Trying to dual boot Ubuntu and Kali. While trying to encrypt the Kali partition I mistakenly encrypted both Ubuntu and Kali partitions and also the Ubuntu swap space. When I realized this I tried to undo the changes and deleted the Kali partition.

Then I restarted my PC and I get a filesystem error and grub rescue. In grub rescue I can't seem seem to find my root partition. I keep getting unknown filesystem on each partition. I have a live gparted disk that shows that the Ubuntu partition is encrypted.

How can I recover my data?

Zanna
  • 70,465
  • Could you please run Boot-Info and [edit] your question to include a link to its resulting info log? The output of sudo lsblk -f would probably enough to for a start if that's more convenient for you.
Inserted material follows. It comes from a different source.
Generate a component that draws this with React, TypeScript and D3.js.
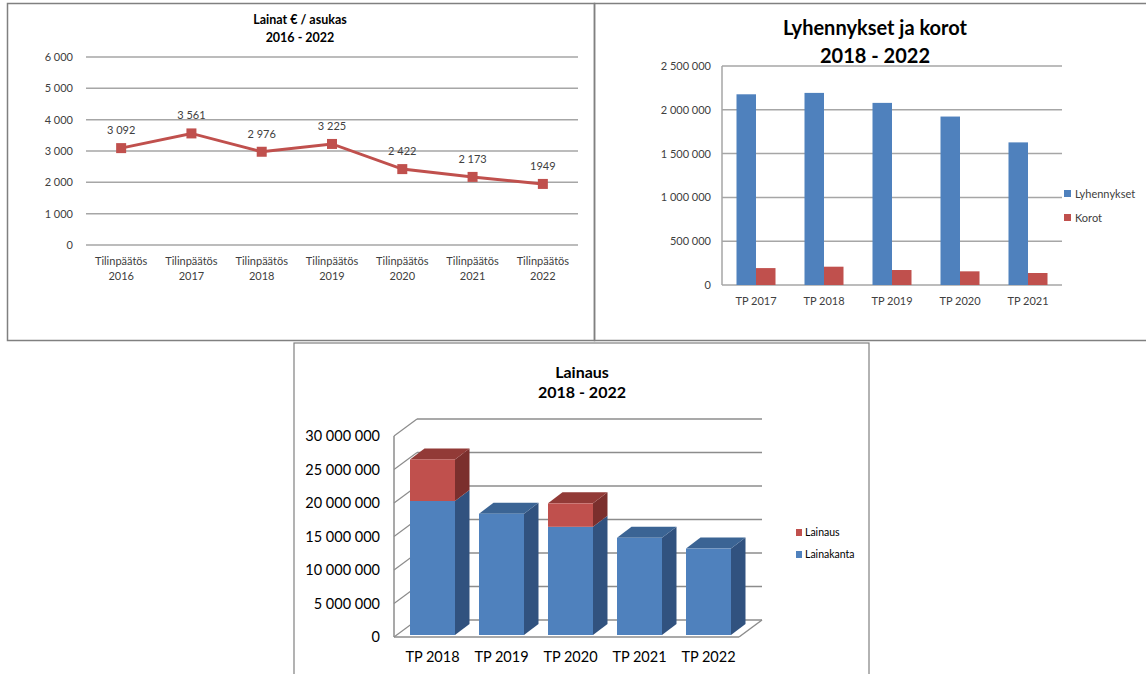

Thanks. – David Foerster Mar 17 '17 at 13:28
  • 1
    To close/reopen voters: The linked question doesn't deal with encrypted file systems and none of the tools suggested in its answer support the recovery of the content of encrypted file systems (without previous decryption through other means). – David Foerster Mar 17 '17 at 13:30

1 Answers1

0

With many types of encryption there is always a key, sometimes two keys. Those keys are usually stored in the partitions sector, or some support sector that the partition sector knows about. When you deleted the partition you may have deleted any keying and password data that is used to decrypt the data. If that has happened then your data is gone.

Now, did you encrypt your entire root partition? If you did how long did it take? When you deleted the partition how long did that take?

Unless there is some kind of master key that will decrypt the data no matter what then the encrypted data is probably gone.